DaCo: Now it's getting serious. And there's no easy answer, which is mostly due to the running backs not taking the job and making it easy. I agree with the Rouse sprinkling, or change of pace theory if you want to call it that (which I do). He's essentially play-action for the run game. That adds more danger to his dangerous potential. On a side note, here's yet another reason not to keep teams "in the game" by running and punting to preserve leads. Reserves lose time to show gamer ability for upcoming games and seasons. Gamer ability > other time ability.

FSDogs1: Absolutely. I was just pondering this over my Chipotle burrito today at lunch. Why does Boise State seemingly have the same team each year? Same abilities, same talent, same strengths? It's because they play all their players. They get big, huge leads and put in everyone they can. Players get used to executing in live game situations and when it's the reserves' turn to be starters, they have that maturity.

DaCo: I lost you after Chipotle burrito. All I saw was Chipotle burrito blah blah bloo bloo blee blee. Nevertheless, I agree with that. To bring myself back on track, I'll say this about the game this weekend — there is a bottom line to the result. A good win against the spartans will be one where their weaknesses are exposed, where Fresno State's will is imposed and an obvious butt-kicking ensues, both on the scoreboard and on the video proof. I tried to make that somewhat generic, so you can have fun filling in the blanks in between those generalities with as many hypothetical's as your imagination will allow. Ah, Devan Cunningham touchdowns...

FSDogs1: Speaking of imagination, was it my imagination or did we see the Swamp Thing lurking around Spartan Stadium back in the day when it was a soggy, muddy mess there? It could be a mess again, with a 30% chance of rain Saturday. I hear they have Field Turf now though -- I guess those hippies from up the road at Cal weren't too worried about destroying Swampy's natural habitat...
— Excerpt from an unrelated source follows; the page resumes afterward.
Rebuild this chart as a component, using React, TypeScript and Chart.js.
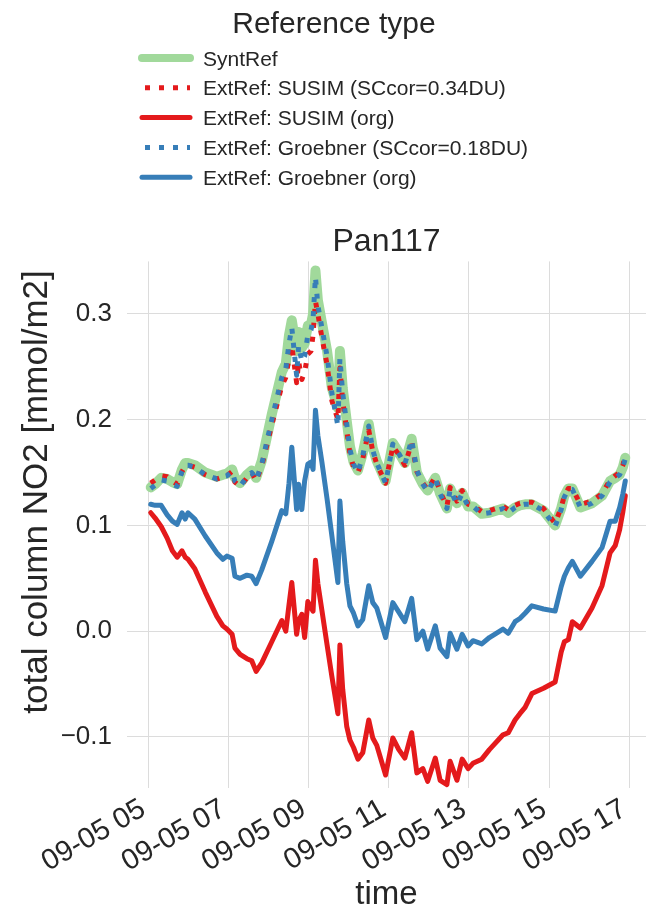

DaCo: I have a few thoughts and theories about that, you know. Wasn't it only fitting that a team that consistently played like crap had a muddy field that resembled ... well, poop? I'm guessing Fresno State finally had enough of playing road home games on a mixture of chocolate milkshake and wheat grass, and told the sparta AD to use the ticket revenue from Fresno State fans to install turf. It's OK though, because we still have those flexible wooden aisle steps and PlaySkool benches to enjoy before, during and after the game. Hooray luxury!

FSDogs1: OK, OK, I can see this convo has turned to poop, which I think is our cue to wrap it up and head to the game. My only question is, which quarter are the wooden trampolines which they call stadium stairs going to snap and break from the Red Wave celebrating all the looming touchdowns?

Monday, October 18, 2010

Grading the 'Dogs (4-2, 2-1) vs. New Mexico State (1-5, 0-2)
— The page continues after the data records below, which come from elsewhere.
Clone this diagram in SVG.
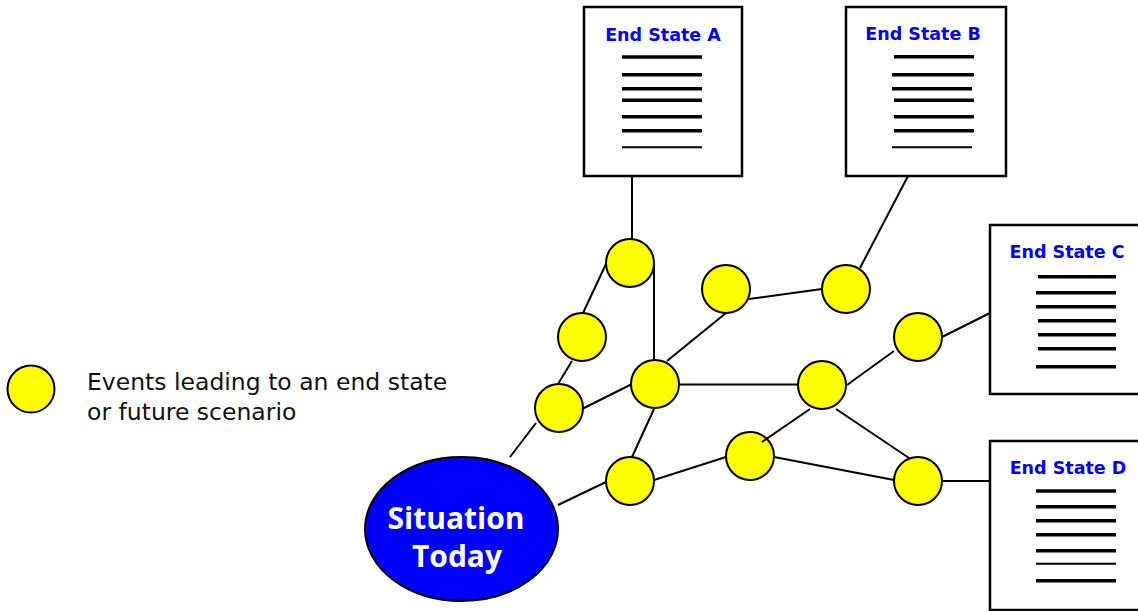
<svg xmlns="http://www.w3.org/2000/svg" width="1138" height="611" viewBox="0 0 1138 611">
<style>
.box{fill:#fff;stroke:#000;stroke-width:2.5}
.title{font-family:"DejaVu Sans",Verdana,sans-serif;font-weight:bold;font-size:17.5px;fill:#0000ff;text-anchor:middle}
.thick{stroke:#000;stroke-width:3.5}
.thin{stroke:#000;stroke-width:2}
.ev{fill:#ffff00;stroke:#000;stroke-width:2}
.conn line{stroke:#000;stroke-width:2}
.legend{font-family:"DejaVu Sans",Verdana,sans-serif;font-size:23.5px;fill:#111}
.sit{font-family:"Open Sans",sans-serif;font-weight:bold;font-size:30px;fill:#fff;text-anchor:middle}
</style>
<rect width="1138" height="611" fill="#fff"/>

<g id="endStateA">
<rect class="box" x="584" y="7" width="158" height="169"/>
<text class="title" x="663" y="41">End State A</text>
<line class="thick" x1="622" y1="57" x2="702" y2="57"/>
<line class="thick" x1="622" y1="74.7" x2="702" y2="74.7"/>
<line class="thick" x1="622" y1="88.7" x2="702" y2="88.7"/>
<line class="thick" x1="622" y1="100.3" x2="702" y2="100.3"/>
<line class="thick" x1="622" y1="116.7" x2="702" y2="116.7"/>
<line class="thick" x1="622" y1="130.7" x2="702" y2="130.7"/>
<line class="thin" x1="622" y1="147.3" x2="702" y2="147.3"/>
</g>

<g id="endStateB">
<rect class="box" x="846" y="7" width="160" height="169"/>
<text class="title" x="923" y="40">End State B</text>
<line class="thick" x1="894" y1="56.7" x2="974" y2="56.7"/>
<line class="thick" x1="892" y1="74.7" x2="974" y2="74.7"/>
<line class="thick" x1="892" y1="88.7" x2="972" y2="88.7"/>
<line class="thick" x1="894" y1="100.3" x2="974" y2="100.3"/>
<line class="thick" x1="894" y1="116.7" x2="974" y2="116.7"/>
<line class="thick" x1="894" y1="130.7" x2="974" y2="130.7"/>
<line class="thin" x1="892" y1="147.3" x2="972" y2="147.3"/>
</g>

<g id="endStateC">
<rect class="box" x="990" y="225" width="160" height="169"/>
<text class="title" x="1067" y="258">End State C</text>
<line class="thick" x1="1038" y1="276.7" x2="1116" y2="276.7"/>
<line class="thick" x1="1036" y1="292.7" x2="1116" y2="292.7"/>
<line class="thick" x1="1036" y1="306.7" x2="1116" y2="306.7"/>
<line class="thick" x1="1038" y1="320.7" x2="1116" y2="320.7"/>
<line class="thick" x1="1038" y1="334.7" x2="1116" y2="334.7"/>
<line class="thick" x1="1038" y1="348.7" x2="1116" y2="348.7"/>
<line class="thick" x1="1036" y1="366.7" x2="1116" y2="366.7"/>
</g>

<g id="endStateD">
<rect class="box" x="990" y="441" width="160" height="169"/>
<text class="title" x="1068" y="474">End State D</text>
<line class="thick" x1="1036" y1="491" x2="1116" y2="491"/>
<line class="thick" x1="1036" y1="506.7" x2="1116" y2="506.7"/>
<line class="thick" x1="1036" y1="520.7" x2="1116" y2="520.7"/>
<line class="thick" x1="1036" y1="534.7" x2="1116" y2="534.7"/>
<line class="thick" x1="1036" y1="550.7" x2="1116" y2="550.7"/>
<line class="thin" x1="1036" y1="563.7" x2="1116" y2="563.7"/>
<line class="thick" x1="1036" y1="580.7" x2="1116" y2="580.7"/>
</g>

<g id="situationToday">
<ellipse cx="461.5" cy="529" rx="96.5" ry="72" fill="#0000ff" stroke="#000" stroke-width="2"/>
<text class="sit" x="456" y="529">Situation</text>
<text class="sit" x="457" y="567">Today</text>
</g>

<g id="legend">
<circle class="ev" cx="31" cy="389" r="23.5"/>
<text class="legend" x="87" y="390">Events leading to an end state</text>
<text class="legend" x="87" y="420">or future scenario</text>
</g>

<g id="e1"><circle class="ev" cx="630" cy="263" r="24"/></g>
<g id="e2"><circle class="ev" cx="582" cy="337" r="24"/></g>
<g id="e3"><circle class="ev" cx="559" cy="408" r="24"/></g>
<g id="e4"><circle class="ev" cx="655" cy="384" r="24"/></g>
<g id="e5"><circle class="ev" cx="630" cy="481" r="24"/></g>
<g id="e6"><circle class="ev" cx="726" cy="289" r="24"/></g>
<g id="e7"><circle class="ev" cx="846" cy="289" r="24"/></g>
<g id="e8"><circle class="ev" cx="918" cy="337" r="24"/></g>
<g id="e9"><circle class="ev" cx="822" cy="385" r="24"/></g>
<g id="e10"><circle class="ev" cx="750" cy="456" r="24"/></g>
<g id="e11"><circle class="ev" cx="918" cy="481" r="24"/></g>

<g id="connectors" class="conn">
<line x1="632" y1="176" x2="632" y2="239"/>
<line x1="606" y1="264" x2="583" y2="313"/>
<line x1="654" y1="264" x2="654" y2="360"/>
<line x1="572" y1="361" x2="558" y2="384"/>
<line x1="536" y1="423" x2="510" y2="457"/>
<line x1="582" y1="409" x2="631" y2="384.5"/>
<line x1="667" y1="361" x2="726" y2="313"/>
<line x1="679" y1="384.5" x2="798" y2="384.5"/>
<line x1="654" y1="409" x2="632" y2="457"/>
<line x1="558" y1="505" x2="606" y2="482"/>
<line x1="654" y1="480" x2="726" y2="457"/>
<line x1="749" y1="299" x2="822" y2="289"/>
<line x1="860" y1="268" x2="908" y2="176"/>
<line x1="847" y1="385" x2="894" y2="351"/>
<line x1="942" y1="337" x2="990" y2="313"/>
<line x1="810" y1="409" x2="762" y2="442"/>
<line x1="836" y1="409" x2="909" y2="458"/>
<line x1="774" y1="457" x2="894" y2="480"/>
<line x1="942" y1="481" x2="990" y2="481"/>
</g>
</svg>
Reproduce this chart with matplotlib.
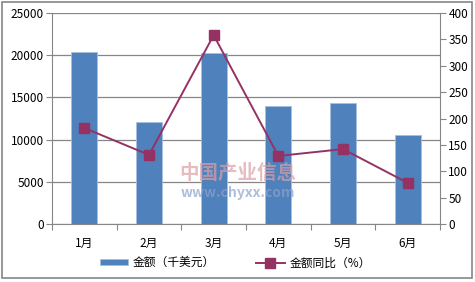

FRESNO STATE 33, New Mexico State 10

Quarterback: C-
After wowing fans through the first four games, Ryan Colburn looks to have regressed in the past two. Hopefully that trend ends next week, because 12 of 20 for 132 yards doesn't cut it -- certainly not when he's struggling with accuracy. Colburn missed a wide-open Rashad Evans behind the entire defense for a would-be TD, threw nowhere near a wide-open Vince Pascoe squatting in between coverage and was late in his progressions on numerous other throws. He's better than that. And coaches didn't help him by sitting on the ball much of the second half.

Running Backs: B+
Mighty Mouse Robbie Rouse returned to a form we hadn't seen since last year en route to 150 yards and 2 TDs on 16 carries. But the fact the team struggled to overpower New Mexico State in the second half was disappointing, as were Michael Harris' 1.3 yards per carry.

Receivers: B
The wideouts just didn't really get a chance to do much. The highlight was a double "reBurse" to Isaiah Burse for a 30-yard TD. Another true freshman, Jalen Saunders, led the team with 64 yards receiving on 3 catches. Tight end Tapa (I won't attempt spelling the last name) had the only TD catch.

Offensive Line: B
The first half was flatout impressive -- the second half was far from it. Granted, the Aggies knew the run was coming when the 'Dogs were being overly nice to not run up the score, but this unit should have been able to manhandle its counterpart. Overall, it was still a very strong performance with the backs averaging 6 yards per carry as a team. Also good to see Matt Hunt and Richard Helepiko get valuable time. Unfortunately, Helepiko's time came after an injury to C Joey Bernardi.

Defensive Line: A
On Chris Carter's performance alone, this group deserves an A. Carter earned national defensive lineman of the week honors with 9 tackles, 3 sacks, 4 tackles for loss and 2 forced fumbles. Beastly. Logan Harrell and Chris Lewis also teamed up on a sack, as the 'Dogs deployed constant pressure on the young, inexperienced Aggies QBs.

Linebackers: A-
The unit helped hold New Mexico State to 30-something yards rushing in the first three quarters before the reserves entered. Kyle Knox turned in a stud performance before an injury cut his night short. Still, he finished with 7 tackles and 1 for loss. The Aggies averaged 3.1 yards per carry as a team.

Defensive Backs: A-
Starting QB Andrew Manley had just 1 yard passing, while backup Matt Christian, the former Fresno State walk-on, had 155 (most in garbage time). In his first career start, in place of safety Phil Thomas, true freshman Derron Smith was tied for second on the team with 7 tackles and 1 for loss. His development will be a big plus as the season continues.

Special Teams: B-
Against a good team, Rashad Evans' first quarter botch of a punt, when he fumbled the ball away, could have been far more costly. Luckily, the Aggies couldn't capitalize. Andrew Shapiro was money on all but one punt, which took a favorable Aggies bounce. He's quietly having a heck of a season.